1️⃣ Market-Based (Descriptive) Approach

“What do markets reveal about valuing the future?”

  • Sets parameters based on observed market behavior, not ethical judgments
    • \(\color{#d55e00}{\rho}\): higher (≈ 1%) — reflects society’s revealed time preference in saving and investment decisions
    • \(\color{#0072b2}{\eta}\) (Higher, ≈ 1.5) — means society places greater weight on poorer or earlier generations
    • \(\color{#009e73}{g}\): assumes stronger long-run growth (e.g., 2.25%), consistent with historical productivity trends
  • Result: Higher SDR (≈ 4.4%) → less weight on distant future impacts and supports relatively gradual, cost-efficient mitigation of GHG

2️⃣ Ethical (Prescriptive) Approach

“How should markets actually value the future?”

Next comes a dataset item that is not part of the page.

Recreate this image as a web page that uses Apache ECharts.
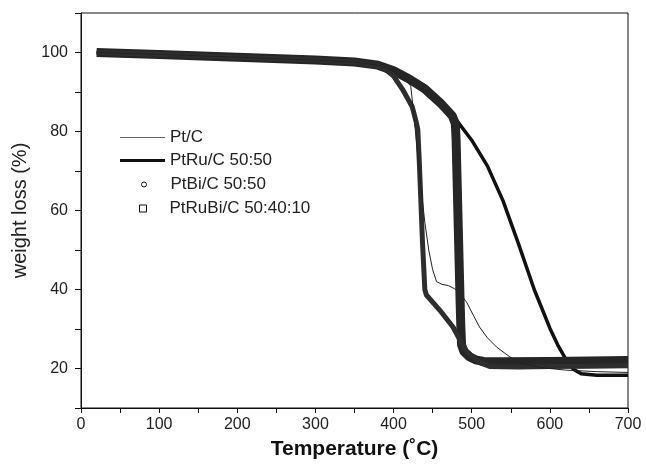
<!DOCTYPE html>
<html lang="en">
<head>
  <meta charset="UTF-8">
  <title>TGA</title>
  <script src="https://cdn.jsdelivr.net/npm/echarts@6/dist/echarts.min.js"></script>
  <style>
    body { margin: 0; background: #fff; }
    #main { width: 646px; height: 467px; }
  </style>
</head>
<body>
<div id="main"></div>
<script>
// [temperature (°C), weight (%)]
var ptC = [[20,100],[100,99.5],[200,98.8],[300,98.1],[350,97.6],[380,96.8],[400,95.2],[415,93],[422,91.5],
  [425,86],[430,76],[435,66],[440,57],[445,50],[450,45],[455,42],[462,41.3],[470,41],[478,40.2],[486,38.8],
  [494,36.6],[502,33.5],[510,30.5],[520,27.8],[532,25.4],[549,22.9],[565,21.2],[590,20.2],[620,19.6],[660,19.2],[700,19]];
var ptRuC = [[20,100],[100,99.5],[200,98.8],[300,98.1],[350,97.6],[380,96.8],[400,95.4],[420,93.3],[440,90.8],
  [460,87.2],[480,83],[500,77.8],[520,71.3],[540,62.5],[560,51.5],[580,40],[600,30.2],[610,26],[620,22.5],
  [630,19.8],[640,18.7],[660,18.3],[700,18.3]];
var ptBiC = [[20,100],[100,99.5],[200,98.8],[300,98.1],[350,97.5],[380,96.6],[390,95.7],[400,94],[412,90.5],
  [424,86.2],[429,82.4],[431,80.5],[433,72],[435,62],[437,52],[439,44],[440,40],[442,38.6],[459,34.8],
  [476,30.5],[485,27.2],[494,24.2],[511,21.4],[523,20.5],[560,20.4],[600,20.5],[650,20.6],[700,20.7]];
var ptRuBiC = [[20,100],[100,99.5],[200,98.8],[300,98.1],[350,97.6],[380,96.8],[400,95.4],[420,93.3],[440,90.8],
  [460,87.2],[475,84],[479,82],[480,78],[481,70],[482,62],[483,54],[484,46],[485,38],[486,31],[487,26],
  [490,24.3],[497,23],[505,22.2],[515,21.8],[540,21.7],[600,21.8],[650,21.9],[700,22]];

var xTicks = [0, 100, 200, 300, 400, 500, 600, 700];
var yTicks = [20, 40, 60, 80, 100];

var myChart = echarts.init(document.getElementById('main'));
var font = 'Liberation Sans, Arial, sans-serif';

function legendItem(name, top, left, icon, w, h, style, pad) {
  return {
    data: [{ name: name, icon: icon }],
    left: left, top: top, padding: 0,
    itemWidth: w, itemHeight: h,
    itemStyle: style,
    selectedMode: false,
    textStyle: { fontFamily: font, fontSize: 17, color: '#222', padding: [0, 0, 0, pad] }
  };
}

function curve(name, data, width, color, z) {
  return {
    name: name, type: 'line', data: data, symbol: 'none', color: color,
    lineStyle: { width: width, color: color, join: 'round' }, z: z
  };
}

var option = {
  backgroundColor: '#fff',
  animation: false,
  grid: { left: 81, right: 18, top: 13, bottom: 59, show: true, borderColor: '#111', borderWidth: 1 },
  legend: [
    legendItem('Pt/C', 129, 120, 'rect', 45, 1, { color: '#666', borderWidth: 0 }, 0),
    legendItem('PtRu/C 50:50', 152, 120, 'rect', 45, 3, { color: '#111', borderWidth: 0 }, 0),
    legendItem('PtBi/C 50:50', 176, 141, 'circle', 5, 5, { color: '#fff', borderColor: '#111', borderWidth: 1 }, 19),
    legendItem('PtRuBi/C 50:40:10', 200, 139, 'rect', 7, 7, { color: '#fff', borderColor: '#111', borderWidth: 1 }, 18)
  ],
  xAxis: {
    type: 'value', min: 0, max: 700, interval: 50,
    name: 'Temperature (˚C)', nameLocation: 'middle', nameGap: 31,
    nameTextStyle: { fontFamily: font, fontSize: 21, fontWeight: 'bold', color: '#111' },
    axisLine: { lineStyle: { color: '#111', width: 1 } },
    axisTick: { length: 5, lineStyle: { color: '#111' } },
    axisLabel: {
      fontFamily: font, fontSize: 16, color: '#222', margin: 9,
      formatter: function (v) { return xTicks.indexOf(v) >= 0 ? String(v) : ''; }
    },
    splitLine: { show: false }
  },
  yAxis: {
    type: 'value', min: 10, max: 110, interval: 10,
    name: 'weight loss (%)', nameLocation: 'middle', nameGap: 37,
    nameTextStyle: { fontFamily: font, fontSize: 20, color: '#222' },
    axisLine: { lineStyle: { color: '#111', width: 1 } },
    axisTick: { length: 6, lineStyle: { color: '#111' } },
    axisLabel: {
      fontFamily: font, fontSize: 16, color: '#222', margin: 13,
      formatter: function (v) { return yTicks.indexOf(v) >= 0 ? String(v) : ''; }
    },
    splitLine: { show: false }
  },
  series: [
    curve('PtRu/C 50:50', ptRuC, 3.5, '#111', 2),
    curve('PtRuBi/C 50:40:10', ptRuBiC, 9, '#262626', 3),
    curve('PtBi/C 50:50', ptBiC, 5, '#2e2e2e', 4),
    curve('Pt/C', ptC, 1, '#222', 5)
  ]
};
myChart.setOption(option);
</script>
</body>
</html>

  • Parameters are chosen based on ethical reasoning about intergenerational fairness, rather than market behavior
    • \(\color{#d55e00}{\rho}\): very low (≈ 0–0.1%) → future welfare is valued almost equally to present welfare
    • \(\color{#0072b2}{\eta}\): low (≈ 1) → society gives less additional value to income gains for richer future generations
    • \(\color{#009e73}{g}_{t}\): assumes modest long-run growth (≈ 1.3%), which reflects:
      • Gradual improvements in living standards without relying on unsustainably rapid innovation or excessive resource use
  • Result: Low SDR (≈ 1.4%) → places greater weight on future generations and stronger justification for early climate action

📊 Policy Relevance & Ethics

  • 2018 Survey of Economists on the SDR for Intergenerational Global Projects:
    • Mean = 2.3%, Median = 2.0%
    • 68% of economists recommend a rate between 1–3%
    • Trend: Steady shift toward lower SDR since 2001, reflecting greater concern for long-term welfare
  • High SDR → prioritizes the present, discounting future impacts heavily
  • Low SDR → gives greater weight to future generations
  • In environmental cost–benefit analysis (e.g., climate policy):
    • Costs occur now, benefits arise later → a lower SDR supports stronger environmental protection
  • There is no single “correct” rate — analysts should be transparent, justify their assumptions, and test results through sensitivity analysis.